After 10 years of rapid expansion, Vail Resorts, the world’s largest mountain resort operator, announced a two-year plan to transform the company for future growth and global expansion.
Vail Resorts has expanded significantly over the past 10 years, from 10 owned and operated mountain resorts to 42 across four countries, more than doubling the size of the company’s workforce. During that expansion, the company captured initial acquisition synergies in corporate support functions and through technology integrations, while investing more than $2 billion in the guest and employee experience and industry leading innovations. The company now has a unique opportunity to transform resource efficiency given the scale of its 42 owned and operated mountain resorts, its common enterprise technology ecosystem, and its robust data and analytics capabilities.

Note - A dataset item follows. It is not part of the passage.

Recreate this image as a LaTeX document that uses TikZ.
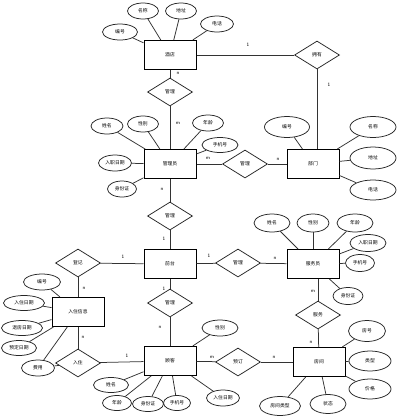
\documentclass[tikz,border=0pt]{standalone}
\usepackage{fontspec}
\newfontfamily\cjk{Noto Sans CJK SC}
\usetikzlibrary{shapes.geometric}
\tikzset{
 ent/.style={draw=black, fill=white, line width=1pt, minimum width=52pt, minimum height=29pt, inner sep=0pt, font=\cjk\fontsize{4.8}{5}\selectfont},
 rel/.style={draw=black!85, fill=white, diamond, line width=0.75pt, minimum width=45pt, minimum height=28pt, inner sep=0pt, font=\cjk\fontsize{4.8}{5}\selectfont},
 attr/.style={draw=black!85, fill=white, ellipse, line width=0.75pt, minimum width=33pt, minimum height=16pt, inner sep=0pt, font=\cjk\fontsize{4.8}{5}\selectfont},
 lnk/.style={draw=black!80, line width=0.75pt},
 card/.style={font=\sffamily\fontsize{5}{5}\selectfont, inner sep=0pt},
}
\begin{document}
\begin{tikzpicture}[x=1pt,y=-1pt]
\useasboundingbox[fill=white] (0,0) rectangle (403,416);
% entities
\node[ent] (jd) at (170,55) {酒店};
\node[ent] (bm) at (313,164) {部门};
\node[ent] (gly) at (170,164) {管理员};
\node[ent] (qt) at (170,264) {前台};
\node[ent] (fwy) at (313,264) {服务员};
\node[ent] (rzxx) at (78,312) {入住信息};
\node[ent] (gk) at (170,361) {顾客};
\node[ent] (fj) at (319,362) {房间};
% relations
\node[rel] (r1) at (317,55) {拥有};
\node[rel] (r2) at (170,92) {管理};
\node[rel] (r3) at (245,164) {管理};
\node[rel] (r4) at (170,216) {管理};
\node[rel] (r5) at (78,263) {登记};
\node[rel] (r6) at (238,263) {管理};
\node[rel] (r7) at (170,303) {管理};
\node[rel] (r8) at (78,363) {入住};
\node[rel] (r9) at (238,362) {预订};
\node[rel] (r10) at (318,315) {服务};
% attributes of jd
\node[attr, minimum width=35pt] (jd1) at (120,32) {编号};
\node[attr, minimum width=31pt] (jd2) at (143,11) {名称};
\node[attr, minimum width=31pt] (jd3) at (181,11) {地址};
\node[attr, minimum width=33pt] (jd4) at (217,24) {电话};
% attributes of bm
\node[attr, minimum width=45pt, minimum height=21pt] (bm1) at (287,127) {编号};
\node[attr, minimum width=46pt, minimum height=21pt] (bm2) at (373,127) {名称};
\node[attr, minimum width=46pt, minimum height=22pt] (bm3) at (373,158) {地址};
\node[attr, minimum width=46pt, minimum height=20pt] (bm4) at (373,190) {电话};
% attributes of gly
\node[attr, minimum width=32pt] (g1) at (107,126) {姓名};
\node[attr, minimum width=31pt] (g2) at (143,124) {性别};
\node[attr, minimum width=31pt] (g3) at (208,123) {年龄};
\node[attr, minimum width=36pt, minimum height=15pt] (g4) at (220,145) {手机号};
\node[attr, minimum width=33pt] (g5) at (115,163) {入职日期};
\node[attr, minimum width=29pt] (g6) at (122,189) {身份证};
% attributes of fwy
\node[attr, minimum width=36pt, minimum height=18pt] (f1) at (272,223) {姓名};
\node[attr, minimum width=32pt, minimum height=18pt] (f2) at (313,223) {性别};
\node[attr, minimum width=36pt, minimum height=18pt] (f3) at (355,223) {年龄};
\node[attr, minimum width=36pt, minimum height=17pt] (f4) at (368,243) {入职日期};
\node[attr, minimum width=29pt, minimum height=17pt] (f5) at (360,263) {手机号};
\node[attr, minimum width=30pt, minimum height=17pt] (f6) at (348,296) {身份证};
% attributes of rzxx
\node[attr, minimum width=37pt] (z1) at (42,282) {编号};
\node[attr, minimum width=41pt, minimum height=15pt] (z2) at (24,303) {入住日期};
\node[attr, minimum width=41pt, minimum height=15pt] (z3) at (22,328) {退房日期};
\node[attr, minimum width=35pt, minimum height=15pt] (z4) at (19,348) {预定日期};
\node[attr, minimum width=33pt] (z5) at (38,368) {费用};
% attributes of gk
\node[attr, minimum width=36pt] (k1) at (220,328) {性别};
\node[attr, minimum width=35pt, minimum height=15pt] (k2) at (111,385) {姓名};
\node[attr, minimum width=29pt, minimum height=15pt] (k3) at (117,403) {年龄};
\node[attr, minimum width=31pt, minimum height=15pt] (k4) at (148,404) {身份证};
\node[attr, minimum width=27pt, minimum height=15pt] (k5) at (177,403) {手机号};
\node[attr, minimum width=33pt, minimum height=16pt] (k6) at (223,398) {入住日期};
% attributes of fj
\node[attr, minimum width=37pt, minimum height=21pt] (j1) at (367,331) {房号};
\node[attr, minimum width=42pt, minimum height=20pt] (j2) at (370,361) {类型};
\node[attr, minimum width=42pt, minimum height=20pt] (j3) at (370,389) {价格};
\node[attr, minimum width=41pt, minimum height=19pt] (j4) at (280,406) {房间类型};
\node[attr, minimum width=36pt, minimum height=19pt] (j5) at (328,404) {状态};
% attribute links
\foreach \a/\e in {jd1/jd,jd2/jd,jd3/jd,jd4/jd,bm1/bm,bm2/bm,bm3/bm,bm4/bm,g1/gly,g2/gly,g3/gly,g4/gly,g5/gly,g6/gly,f1/fwy,f2/fwy,f3/fwy,f4/fwy,f5/fwy,f6/fwy,z1/rzxx,z2/rzxx,z3/rzxx,z4/rzxx,z5/rzxx,z5/r8,k1/gk,k2/gk,k3/gk,k4/gk,k5/gk,k6/gk,j1/fj,j2/fj,j3/fj,j4/fj,j5/fj}
  \draw[lnk] (\a) -- (\e);
% relation links
\draw[lnk] (jd) -- (r1);
\draw[lnk] (r1.south) -- (r1.south |- bm.north);
\draw[lnk] (jd) -- (r2);
\draw[lnk] (r2) -- (gly);
\draw[lnk] (gly) -- (r3);
\draw[lnk] (r3) -- (bm);
\draw[lnk] (gly) -- (r4);
\draw[lnk] (r4) -- (qt);
\draw[lnk] (qt) -- (r5);
\draw[lnk] (r5) -- (rzxx);
\draw[lnk] (qt) -- (r6);
\draw[lnk] (r6) -- (fwy);
\draw[lnk] (qt) -- (r7);
\draw[lnk] (r7) -- (gk);
\draw[lnk] (rzxx) -- (r8);
\draw[lnk] (r8) -- (gk);
\draw[lnk] (gk) -- (r9);
\draw[lnk] (r9) -- (fj);
\draw[lnk] (r10.north) -- (r10.north |- fwy.south);
\draw[lnk] (r10) -- (fj);
% cardinalities
\node[card] (c1) at (248,45) {1};
\node[card] (c2) at (329,85) {1};
\node[card] (c3) at (178,73) {n};
\node[card] (c4) at (178,123) {m};
\node[card] (c5) at (208,158) {m};
\node[card] (c6) at (278,159) {n};
\node[card] (c7) at (162,189) {n};
\node[card] (c8) at (164,239) {1};
\node[card] (c9) at (123,257) {1};
\node[card] (c10) at (84,288) {n};
\node[card] (c11) at (209,256) {1};
\node[card] (c12) at (275,258) {n};
\node[card] (c13) at (164,289) {1};
\node[card] (c14) at (160,327) {n};
\node[card] (c15) at (83,337) {n};
\node[card] (c16) at (127,356) {1};
\node[card] (c17) at (212,357) {m};
\node[card] (c18) at (274,357) {n};
\node[card] (c19) at (313,291) {m};
\node[card] (c20) at (311,342) {n};
\end{tikzpicture}
\end{document}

The two-year Resource Efficiency Transformation Plan is designed to improve organizational effectiveness and scale for operating leverage as the company grows. Through scaled operations, global shared services, and expanded workforce management, the company expects $100 million in annualized cost efficiencies by the end of its 2026 fiscal year.
“We believe this is a natural progression and next step for our company, that builds upon our success and paves the way for the next phase of growth,” said Vail Resorts CEO Kirsten Lynch. “Our mission: to create an Experience of a Lifetime for our employees and our guests, galvanizes our company, as does our commitment to reinvesting for growth.”
A portion of the cost efficiencies are position eliminations, impacting less than 2 percent of the company’s total workforce, including 14 percent of its corporate workforce and less than 1 percent of the company’s operations workforce. Impacts in operations are focused on management structure and back-end support structure, with only 0.2 percent impact on frontline roles. Impacted employees will have the opportunity to apply for open roles across the company.
“No matter how big or small the impact of position eliminations, we do not take lightly any decision that affects our team members,” Lynch said. “Our team members are the core of our mission to create an Experience of a Lifetime, and we have tremendous gratitude for their passion and commitment to our mission, our mountains, and our guests.”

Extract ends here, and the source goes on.